1. The property in suit belonged to one Kandhai Lodh who died on the 21-10-1926, leaving a widow Srimati Thakura, the widow of a pre-deceased son Srimati Jasodra and a daughter of that son Mst. Phulia. Thakura died in 1938 and Srimati Jasodra entered into possession and transferred the property by sale on the 6th of June, 1940 to Chandrabhal, defendant No. 2. A suit for pre-emption was instituted by Narpat Singh and a decree was passed in his favour on the 7th of July, 1941. He paid the money and obtained possession of the property on the 26th of February, 1942.
2. In the meanwhile on the 4th of June, 1941 Mst. Phulia instituted a suit against Srimati Jasodra and Chandrabhal claiming to be the owner of the property as a reversionary heir of her deceased grand-father. This suit was compromised. A decree was passed in favour of Mst. Phulia on the 6th of August, 1941. She obtained possession under it on the 25th of February, 1942 but she was dispossessed when possession was delivered to the pre-emptor.

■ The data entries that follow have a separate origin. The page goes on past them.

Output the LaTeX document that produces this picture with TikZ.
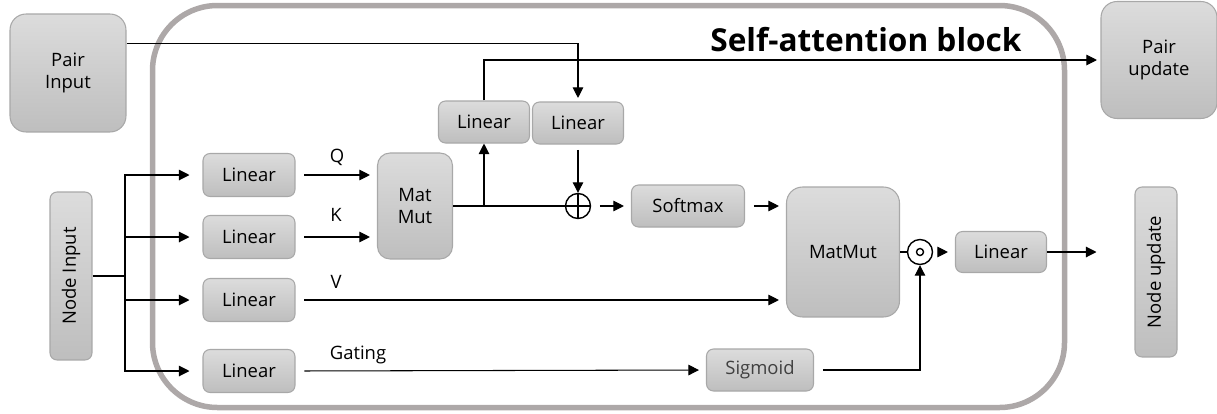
\documentclass[tikz,border=0pt]{standalone}
\usepackage{fontspec}
\setmainfont{Open Sans}
\usetikzlibrary{arrows.meta,positioning,calc}
\definecolor{boxtop}{HTML}{DCDCDC}
\definecolor{boxbot}{HTML}{BEBEBE}
\definecolor{boxline}{HTML}{A8A8A8}
\definecolor{framecol}{HTML}{ADA8A8}

\begin{document}
\begin{tikzpicture}[x=0.02cm, y=-0.02cm, line width=0.6pt, >={Triangle[length=6pt,width=6pt]},
box/.style={draw=boxline, rounded corners=4pt, top color=boxtop, bottom color=boxbot, align=center, inner sep=0pt},
lin/.style={box, minimum width=1.84cm, minimum height=0.86cm},
big/.style={box, rounded corners=0.32cm},
op/.style={circle, draw, line width=0.8pt, minimum size=0.5cm, inner sep=0pt},
gap/.style={shorten <=5pt, shorten >=4pt}]
\useasboundingbox (0,0) rectangle (1217,413);
\draw[framecol, line width=0.11cm, rounded corners=1.3cm] (152.5,5.5) rectangle (1064.5,407.5);
\begin{scope}[every node/.style={font=\fontsize{10.5}{13}\selectfont}]
\node[big, minimum width=2.32cm, minimum height=2.36cm] (pin) at (68,73) {Pair\\Input};
\node[big, minimum width=2.32cm, minimum height=2.34cm] (pup) at (1159,60) {Pair\\update};
\node[box, minimum width=0.84cm, minimum height=3.36cm] (nin) at (71,276) {\rotatebox{90}{Node Input}};
\node[box, minimum width=0.84cm, minimum height=3.4cm] (nup) at (1156,272) {\rotatebox{90}{Node update}};
\node[lin] (lq) at (249,175) {Linear};
\node[lin] (lk) at (249,237) {Linear};
\node[lin] (lv) at (249,300) {Linear};
\node[lin] (lg) at (249,371) {Linear};
\node[big, rounded corners=0.25cm, minimum width=1.5cm, minimum height=2.12cm] (mm1) at (415,206) {Mat\\Mut};
\node[lin, minimum width=1.82cm, minimum height=0.84cm] (ll) at (484,122) {Linear};
\node[lin, minimum width=1.82cm, minimum height=0.84cm] (lr) at (578,123) {Linear};
\node[op] (plus) at (578,206) {};
\node[lin, minimum width=2.26cm, minimum height=0.84cm] (sm) at (688,206) {Softmax};
\node[big, minimum width=2.26cm, minimum height=2.6cm] (mm2) at (843,252) {MatMut};
\node[op] (dot) at (920,252) {};
\node[lin, minimum width=1.82cm, minimum height=0.82cm] (lo) at (1001,252) {Linear};
\node[lin, minimum width=2.14cm, minimum height=0.84cm, text=black!75] (sg) at (760,370) {Sigmoid};
\node (qlab) at (337,157) {Q};
\node (klab) at (336,215) {K};
\node (vlab) at (336,282) {V};
\node (glab) at (358,355) {Gating};
\end{scope}
\node[font=\fontsize{18}{20}\selectfont\bfseries] (title) at (866,40) {Self-attention block};
% operator marks
\draw[line width=0.8pt] (plus.north) -- (plus.south) (plus.west) -- (plus.east);
\draw[line width=0.8pt] (dot) circle[radius=0.07cm];
% node input fan out
\coordinate (split) at (125,276);
\draw (nin.east) -- (split);
\foreach \n in {lq,lk,lv,lg}
  \draw[->, shorten >=0.26cm] (split) |- (\n.west);
\draw[->, gap] (lq.east) -- (lq.east -| mm1.west);
\draw[->, gap] (lk.east) -- (lk.east -| mm1.west);
\draw[->, gap] (lv.east) -- (lv.east -| mm2.west);
\draw[->, gap] (lg.east) -- (sg.west);
% attention logits and pair bias
\coordinate (br) at (mm1.east -| ll.south);
\draw (mm1.east) -- (plus.west);
\draw[->] (br) -- (ll.south);
\draw[->, shorten >=2pt] (ll.north) |- (pup.west);
\draw[->, shorten >=2pt] (pin.27) -| (lr.north);
\draw[->, shorten <=3pt] (lr.south) -- (plus.north);
\draw[->, gap] (plus.east) -- (sm.west);
\draw[->, gap] (sm.east) -- (sm.east -| mm2.west);
% gating and output
\draw (mm2.east) -- (dot.west);
\draw[->, shorten <=5pt] (sg.east) -| (dot.south);
\draw[->, gap] (dot.east) -- (lo.west);
\draw[->, shorten >=0.76cm] (lo.east) -- (lo.east -| nup.west);
\end{tikzpicture}
\end{document}
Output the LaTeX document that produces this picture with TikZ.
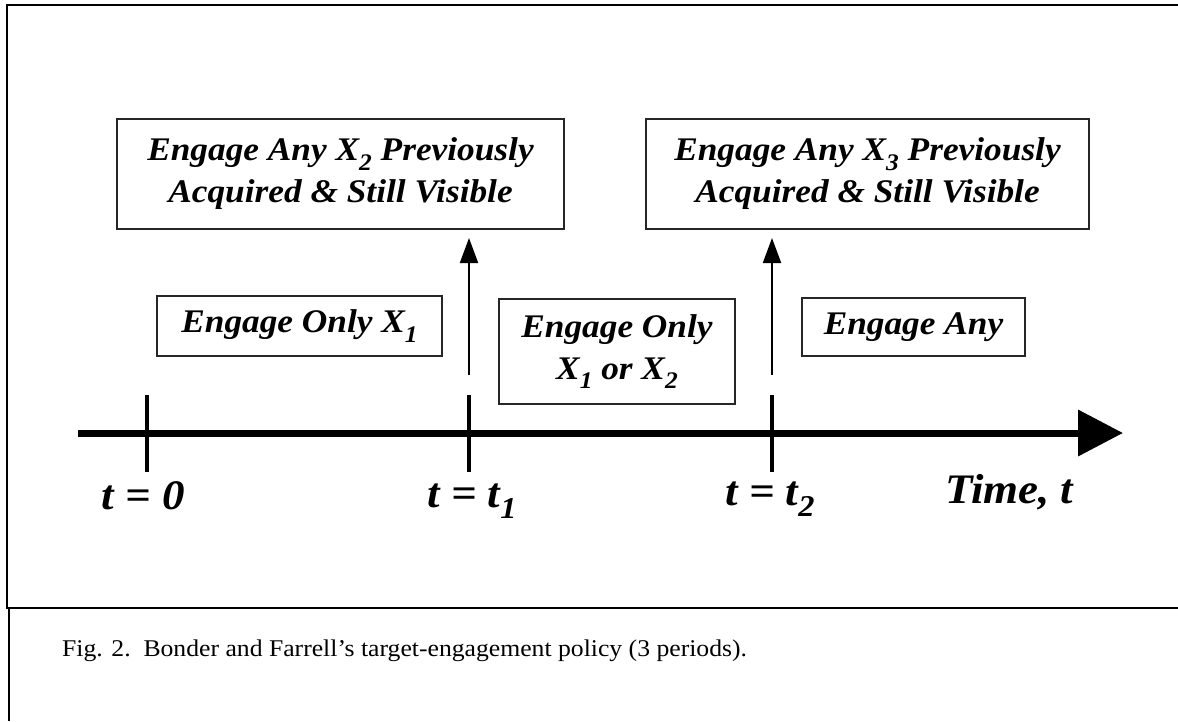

She brought the suit out of which this appeal arises claiming that Srimati Jasodra had no interest in the property and could not sell it in her life-time to anyone.
3. The trial Court decreed the suit but the lower appellate Court allowed the appeal of the pre-emptor against that decree and dismissed the suit. The learned Civil Judge purported to proceed on the basis of -- 'Duni Chand v. Mst. Anar Kali , and he did not accept the decision of -- 'Nand Kumari Devi v. Mst. Bulkan Devi', AIR 1945 Pat 87 (B). The lower appellate Court seems not to have understood the point that it had to decide.

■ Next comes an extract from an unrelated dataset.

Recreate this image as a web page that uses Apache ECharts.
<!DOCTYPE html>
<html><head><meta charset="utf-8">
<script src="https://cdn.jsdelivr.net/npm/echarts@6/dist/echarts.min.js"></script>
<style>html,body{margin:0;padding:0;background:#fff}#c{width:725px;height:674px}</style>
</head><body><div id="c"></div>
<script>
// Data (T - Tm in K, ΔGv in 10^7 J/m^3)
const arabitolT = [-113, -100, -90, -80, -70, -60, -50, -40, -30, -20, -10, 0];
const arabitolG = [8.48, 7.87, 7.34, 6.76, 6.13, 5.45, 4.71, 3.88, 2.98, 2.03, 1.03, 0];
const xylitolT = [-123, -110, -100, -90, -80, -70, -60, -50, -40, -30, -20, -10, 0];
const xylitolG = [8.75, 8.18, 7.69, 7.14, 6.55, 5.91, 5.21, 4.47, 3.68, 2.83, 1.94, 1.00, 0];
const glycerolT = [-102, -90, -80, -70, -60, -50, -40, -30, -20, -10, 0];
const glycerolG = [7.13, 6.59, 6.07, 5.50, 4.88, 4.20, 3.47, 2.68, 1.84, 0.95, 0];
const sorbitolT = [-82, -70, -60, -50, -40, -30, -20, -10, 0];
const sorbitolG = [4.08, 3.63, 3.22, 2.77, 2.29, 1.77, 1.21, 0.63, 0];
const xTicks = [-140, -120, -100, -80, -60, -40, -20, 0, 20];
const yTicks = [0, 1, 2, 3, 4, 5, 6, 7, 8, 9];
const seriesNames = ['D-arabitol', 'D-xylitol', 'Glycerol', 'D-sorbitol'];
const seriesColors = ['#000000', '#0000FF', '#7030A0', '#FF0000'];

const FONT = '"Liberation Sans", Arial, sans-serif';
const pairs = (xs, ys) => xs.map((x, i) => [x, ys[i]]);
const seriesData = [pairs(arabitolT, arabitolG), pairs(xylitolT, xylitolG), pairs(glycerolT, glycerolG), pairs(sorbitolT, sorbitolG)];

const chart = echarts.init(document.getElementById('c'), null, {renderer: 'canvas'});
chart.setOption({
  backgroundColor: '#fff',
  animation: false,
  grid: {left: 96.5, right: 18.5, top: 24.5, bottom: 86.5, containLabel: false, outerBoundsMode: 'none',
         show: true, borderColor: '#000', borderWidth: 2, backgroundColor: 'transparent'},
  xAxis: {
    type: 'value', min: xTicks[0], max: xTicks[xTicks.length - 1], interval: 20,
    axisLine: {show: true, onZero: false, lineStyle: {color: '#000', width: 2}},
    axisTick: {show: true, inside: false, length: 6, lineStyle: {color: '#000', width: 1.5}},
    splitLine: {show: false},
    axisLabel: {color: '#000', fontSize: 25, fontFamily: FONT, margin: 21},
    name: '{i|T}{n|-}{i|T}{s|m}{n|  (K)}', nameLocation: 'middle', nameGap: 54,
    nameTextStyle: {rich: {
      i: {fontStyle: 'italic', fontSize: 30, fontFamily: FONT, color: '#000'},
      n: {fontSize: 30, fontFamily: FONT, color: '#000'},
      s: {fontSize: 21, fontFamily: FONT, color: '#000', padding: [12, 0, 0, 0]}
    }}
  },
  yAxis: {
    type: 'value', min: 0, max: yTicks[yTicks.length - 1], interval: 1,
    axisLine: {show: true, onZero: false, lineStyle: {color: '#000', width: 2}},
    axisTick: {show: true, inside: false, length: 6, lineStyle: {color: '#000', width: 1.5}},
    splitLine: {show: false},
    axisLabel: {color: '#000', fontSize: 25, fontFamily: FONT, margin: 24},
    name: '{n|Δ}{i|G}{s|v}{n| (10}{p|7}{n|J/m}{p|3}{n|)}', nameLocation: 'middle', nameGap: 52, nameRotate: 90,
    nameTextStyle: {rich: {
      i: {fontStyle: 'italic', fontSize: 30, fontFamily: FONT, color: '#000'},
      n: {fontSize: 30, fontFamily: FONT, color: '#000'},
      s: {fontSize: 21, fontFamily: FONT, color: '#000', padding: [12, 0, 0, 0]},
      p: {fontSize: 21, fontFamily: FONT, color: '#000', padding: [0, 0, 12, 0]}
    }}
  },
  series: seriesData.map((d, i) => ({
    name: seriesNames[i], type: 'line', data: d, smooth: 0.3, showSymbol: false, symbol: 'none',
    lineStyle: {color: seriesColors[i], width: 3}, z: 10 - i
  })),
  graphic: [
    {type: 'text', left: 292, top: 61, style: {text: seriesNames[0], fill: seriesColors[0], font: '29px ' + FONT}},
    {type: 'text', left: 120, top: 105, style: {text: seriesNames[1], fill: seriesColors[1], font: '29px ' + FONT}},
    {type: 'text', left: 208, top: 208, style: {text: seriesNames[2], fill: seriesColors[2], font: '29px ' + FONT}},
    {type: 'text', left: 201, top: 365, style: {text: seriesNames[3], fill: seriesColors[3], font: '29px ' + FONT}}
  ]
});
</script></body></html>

4. The right which was conferred upon a pre-deceased son's widow to inherit was conferred by the Hindu Women's Rights to Property Act of 1937 and Section 4 of that Act provides in clear terms that 'nothing in this Act shall apply to the property of any Hindu dying intestate before the commencement of this Act'. In the present case the claim is made by Srimati Jasodra to the property of Kandhai Lodh who undoubtedly died before the Act came into force. The learned Civil Judge has ignored the clear provisions of this section by reason of the fact that their Lordships of the Privy Council in ' have held that succession under the Hindu Law in a case where the widow has succeeded opens on the death of the widow. We are not concerned in the present case as to when succession opened and no provision similar to Section 4 exists in the Hindu Law Amendment Act of 1941 which the Judicial Committee was interpreting.

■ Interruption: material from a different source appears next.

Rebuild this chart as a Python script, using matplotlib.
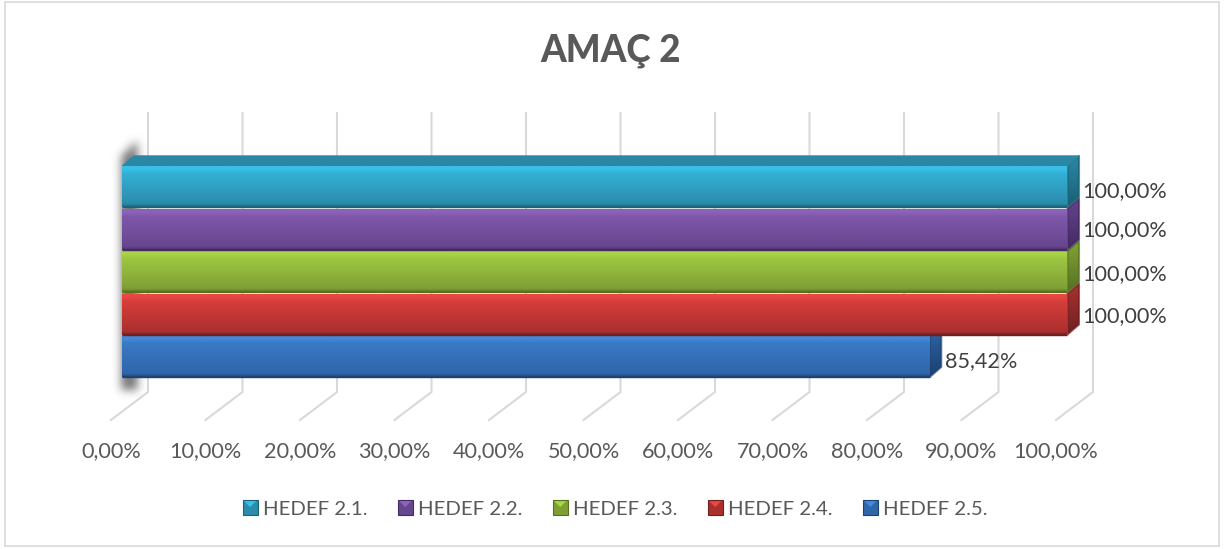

5. In the present case no matter when succession opened, the condition for the application of the Hindu Women's Rights to Property Act is that the Hindu to whose property the claim is made must have 'died after the commencement of the Act'. That condition is not fulfilled. No claim can, therefore, be made on the basis of it. Srimati Jasodra was not an heir under the Hindu Law as applied in this province but for the provisions of that Act and since that Act does not apply, Srimati Jasodra had no right to succeed.
6. Mst. Phulia, the daughter of the predeceased son, had acquired the right to succeed by reason of the Hindu Law of Inheritance (Amendment) Act and the fact that Kandhai died before that Act came into force is immaterial since in the case of succession on the death of Srimati Thakura we have to see, as laid down by their Lordships of the Privy Council case to which I have already referred, when succession opened and not when the Hindu male died. Undoubtedly succession opened on the death of Srimati Thakura. Mst. Phulia was, therefore, entitled as the pre-deeeased's son's daughter to succeed under Section 2 of the Hindu Law of Inheritance (Amendment) Act, 1929 whose suit should have been decreed.
7. The result is that I allow the appeal, set aside the judgment and decree of the lower appellate Court and restore that of the trial Court. The appellant will be entitled to her costs throughout from the respondent No. 1.